• [DIRECTION]
Copy out lines with the word "size" from the material that follows.

============

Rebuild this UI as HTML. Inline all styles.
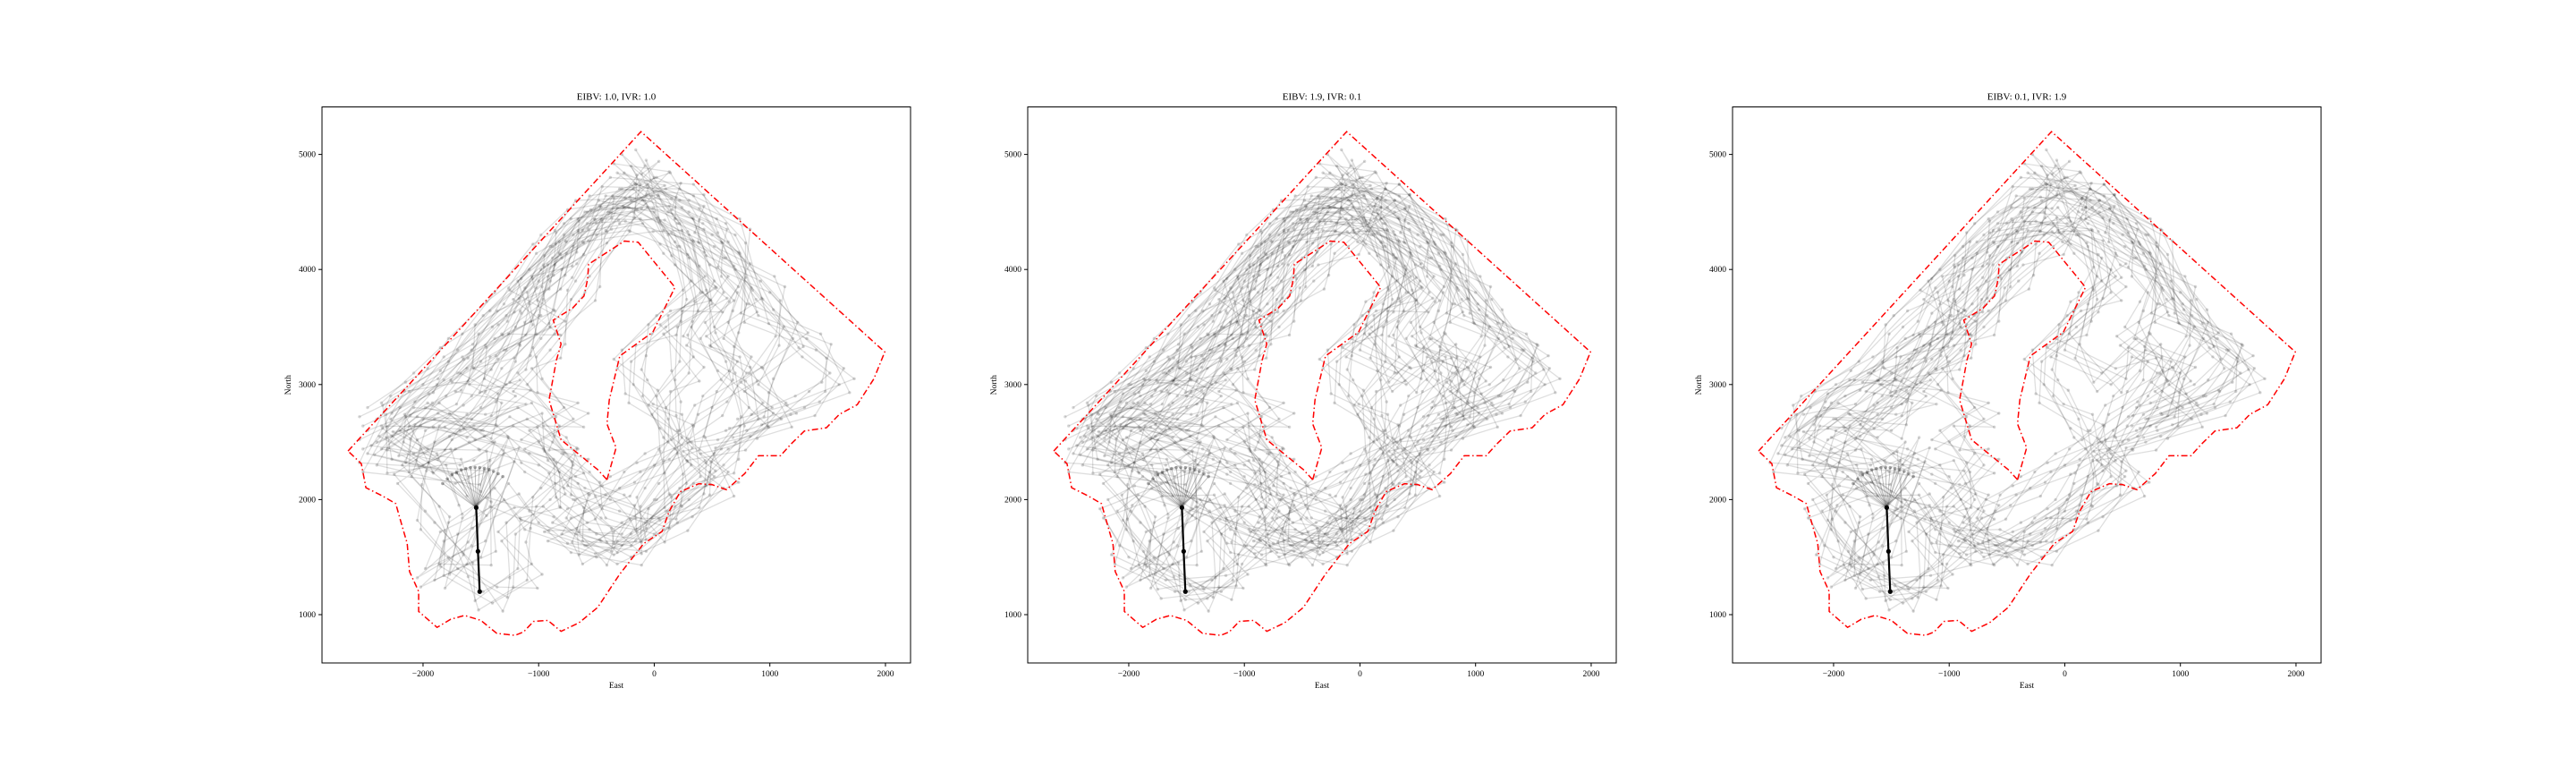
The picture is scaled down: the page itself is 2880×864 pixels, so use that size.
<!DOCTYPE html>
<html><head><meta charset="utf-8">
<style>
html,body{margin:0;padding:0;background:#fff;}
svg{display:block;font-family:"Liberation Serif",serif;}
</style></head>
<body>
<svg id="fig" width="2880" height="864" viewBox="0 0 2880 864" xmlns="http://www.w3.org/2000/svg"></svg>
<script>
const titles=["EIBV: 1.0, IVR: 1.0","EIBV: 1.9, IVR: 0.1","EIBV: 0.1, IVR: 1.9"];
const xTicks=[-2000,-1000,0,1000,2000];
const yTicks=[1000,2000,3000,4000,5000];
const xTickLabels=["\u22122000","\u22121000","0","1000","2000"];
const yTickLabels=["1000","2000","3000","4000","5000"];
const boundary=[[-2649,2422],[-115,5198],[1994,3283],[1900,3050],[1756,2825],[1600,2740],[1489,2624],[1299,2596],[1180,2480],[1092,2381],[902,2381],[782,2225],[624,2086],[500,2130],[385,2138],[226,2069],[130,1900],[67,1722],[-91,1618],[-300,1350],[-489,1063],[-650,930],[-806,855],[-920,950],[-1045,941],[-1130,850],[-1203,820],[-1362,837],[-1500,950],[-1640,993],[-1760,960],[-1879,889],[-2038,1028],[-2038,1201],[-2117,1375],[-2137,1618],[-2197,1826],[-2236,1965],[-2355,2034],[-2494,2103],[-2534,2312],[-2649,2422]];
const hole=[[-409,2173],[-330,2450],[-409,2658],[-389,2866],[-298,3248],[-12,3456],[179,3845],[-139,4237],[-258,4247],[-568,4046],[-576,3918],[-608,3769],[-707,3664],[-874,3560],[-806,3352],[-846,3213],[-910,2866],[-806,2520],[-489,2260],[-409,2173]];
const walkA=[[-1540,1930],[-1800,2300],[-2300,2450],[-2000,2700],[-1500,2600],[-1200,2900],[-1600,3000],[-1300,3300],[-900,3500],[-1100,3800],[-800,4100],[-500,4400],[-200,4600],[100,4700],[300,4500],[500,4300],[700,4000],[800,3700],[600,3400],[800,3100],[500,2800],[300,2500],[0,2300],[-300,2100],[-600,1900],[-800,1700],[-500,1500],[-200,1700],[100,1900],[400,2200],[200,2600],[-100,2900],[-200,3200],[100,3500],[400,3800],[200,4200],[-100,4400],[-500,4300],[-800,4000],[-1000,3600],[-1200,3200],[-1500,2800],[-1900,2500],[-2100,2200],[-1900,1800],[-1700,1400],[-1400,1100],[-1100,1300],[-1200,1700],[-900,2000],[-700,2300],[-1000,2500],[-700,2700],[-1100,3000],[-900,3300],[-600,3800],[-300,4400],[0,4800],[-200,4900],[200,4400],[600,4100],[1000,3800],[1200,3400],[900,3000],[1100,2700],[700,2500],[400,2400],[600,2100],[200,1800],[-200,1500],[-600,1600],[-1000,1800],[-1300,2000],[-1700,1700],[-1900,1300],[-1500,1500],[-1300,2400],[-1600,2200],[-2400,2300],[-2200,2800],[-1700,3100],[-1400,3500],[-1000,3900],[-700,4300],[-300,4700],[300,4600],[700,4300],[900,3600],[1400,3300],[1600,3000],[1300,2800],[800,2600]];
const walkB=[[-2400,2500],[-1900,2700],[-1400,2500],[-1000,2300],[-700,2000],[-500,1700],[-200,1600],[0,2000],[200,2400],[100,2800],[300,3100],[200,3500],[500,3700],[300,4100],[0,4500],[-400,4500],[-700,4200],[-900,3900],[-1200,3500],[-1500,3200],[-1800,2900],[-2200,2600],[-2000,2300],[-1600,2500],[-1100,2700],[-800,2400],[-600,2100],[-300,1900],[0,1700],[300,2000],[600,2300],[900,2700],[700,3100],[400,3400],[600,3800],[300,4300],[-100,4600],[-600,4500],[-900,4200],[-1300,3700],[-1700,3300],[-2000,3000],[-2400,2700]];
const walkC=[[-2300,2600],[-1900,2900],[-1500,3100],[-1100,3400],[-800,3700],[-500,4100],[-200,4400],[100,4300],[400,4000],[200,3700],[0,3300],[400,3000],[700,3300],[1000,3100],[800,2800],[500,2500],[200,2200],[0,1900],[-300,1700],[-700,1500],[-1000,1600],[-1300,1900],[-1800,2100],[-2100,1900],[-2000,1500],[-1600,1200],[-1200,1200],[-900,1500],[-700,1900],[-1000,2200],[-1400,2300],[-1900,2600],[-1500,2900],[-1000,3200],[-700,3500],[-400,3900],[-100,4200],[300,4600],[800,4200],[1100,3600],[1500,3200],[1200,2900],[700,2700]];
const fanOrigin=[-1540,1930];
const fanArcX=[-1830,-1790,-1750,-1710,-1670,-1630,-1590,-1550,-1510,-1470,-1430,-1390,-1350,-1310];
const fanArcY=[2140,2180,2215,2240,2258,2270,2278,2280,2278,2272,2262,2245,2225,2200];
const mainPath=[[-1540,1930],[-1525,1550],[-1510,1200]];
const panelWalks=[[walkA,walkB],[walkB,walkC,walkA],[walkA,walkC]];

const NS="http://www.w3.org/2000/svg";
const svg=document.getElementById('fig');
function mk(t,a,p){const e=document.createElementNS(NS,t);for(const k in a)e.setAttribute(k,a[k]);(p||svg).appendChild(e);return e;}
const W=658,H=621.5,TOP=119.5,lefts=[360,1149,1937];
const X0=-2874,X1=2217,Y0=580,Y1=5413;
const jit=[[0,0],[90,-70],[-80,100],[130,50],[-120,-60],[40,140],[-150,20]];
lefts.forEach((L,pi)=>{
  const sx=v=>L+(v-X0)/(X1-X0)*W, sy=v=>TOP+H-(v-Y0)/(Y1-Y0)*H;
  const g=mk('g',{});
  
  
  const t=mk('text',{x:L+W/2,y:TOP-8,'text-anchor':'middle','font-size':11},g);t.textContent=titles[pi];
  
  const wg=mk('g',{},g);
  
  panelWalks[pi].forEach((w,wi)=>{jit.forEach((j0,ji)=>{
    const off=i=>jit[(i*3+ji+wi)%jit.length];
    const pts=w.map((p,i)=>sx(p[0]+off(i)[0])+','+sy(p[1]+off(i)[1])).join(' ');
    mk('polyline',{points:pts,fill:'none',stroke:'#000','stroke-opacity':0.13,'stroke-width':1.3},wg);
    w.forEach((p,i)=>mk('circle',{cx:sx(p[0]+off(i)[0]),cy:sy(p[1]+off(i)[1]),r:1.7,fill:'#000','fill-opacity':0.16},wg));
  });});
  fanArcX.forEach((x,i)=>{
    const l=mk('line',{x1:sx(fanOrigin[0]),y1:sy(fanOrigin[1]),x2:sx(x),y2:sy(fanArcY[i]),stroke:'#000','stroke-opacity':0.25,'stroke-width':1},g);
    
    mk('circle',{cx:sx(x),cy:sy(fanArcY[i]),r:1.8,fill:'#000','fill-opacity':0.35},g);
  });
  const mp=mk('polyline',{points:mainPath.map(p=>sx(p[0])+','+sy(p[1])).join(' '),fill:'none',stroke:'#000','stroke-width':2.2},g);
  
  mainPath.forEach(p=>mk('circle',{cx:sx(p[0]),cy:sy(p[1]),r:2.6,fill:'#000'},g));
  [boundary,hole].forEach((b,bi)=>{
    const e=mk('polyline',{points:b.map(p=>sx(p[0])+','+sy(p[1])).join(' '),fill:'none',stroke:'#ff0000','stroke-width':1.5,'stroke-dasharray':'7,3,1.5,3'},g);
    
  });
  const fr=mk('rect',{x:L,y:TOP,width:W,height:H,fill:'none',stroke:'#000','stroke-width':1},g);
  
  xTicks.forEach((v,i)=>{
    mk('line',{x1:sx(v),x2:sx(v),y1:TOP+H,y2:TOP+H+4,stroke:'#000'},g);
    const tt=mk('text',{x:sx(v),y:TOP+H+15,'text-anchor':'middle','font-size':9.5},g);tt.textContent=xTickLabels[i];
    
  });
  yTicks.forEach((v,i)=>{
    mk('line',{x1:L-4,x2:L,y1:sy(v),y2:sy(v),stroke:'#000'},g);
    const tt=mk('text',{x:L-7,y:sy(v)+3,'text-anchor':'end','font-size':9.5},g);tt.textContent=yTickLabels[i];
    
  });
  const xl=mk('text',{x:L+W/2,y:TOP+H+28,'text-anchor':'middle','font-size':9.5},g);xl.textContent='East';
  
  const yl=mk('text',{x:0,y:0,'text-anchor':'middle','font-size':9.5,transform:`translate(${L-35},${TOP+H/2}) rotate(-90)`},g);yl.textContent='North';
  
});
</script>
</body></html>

============

• [THE RESULT]
The picture is scaled down: the page itself is 2880×864 pixels, so use that size.
  const t=mk('text',{x:L+W/2,y:TOP-8,'text-anchor':'middle','font-size':11},g);t.textContent=titles[pi];
    const tt=mk('text',{x:sx(v),y:TOP+H+15,'text-anchor':'middle','font-size':9.5},g);tt.textContent=xTickLabels[i];
    const tt=mk('text',{x:L-7,y:sy(v)+3,'text-anchor':'end','font-size':9.5},g);tt.textContent=yTickLabels[i];
  const xl=mk('text',{x:L+W/2,y:TOP+H+28,'text-anchor':'middle','font-size':9.5},g);xl.textContent='East';
  const yl=mk('text',{x:0,y:0,'text-anchor':'middle','font-size':9.5,transform:`translate(${L-35},${TOP+H/2}) rotate(-90)`},g);yl.textContent='North';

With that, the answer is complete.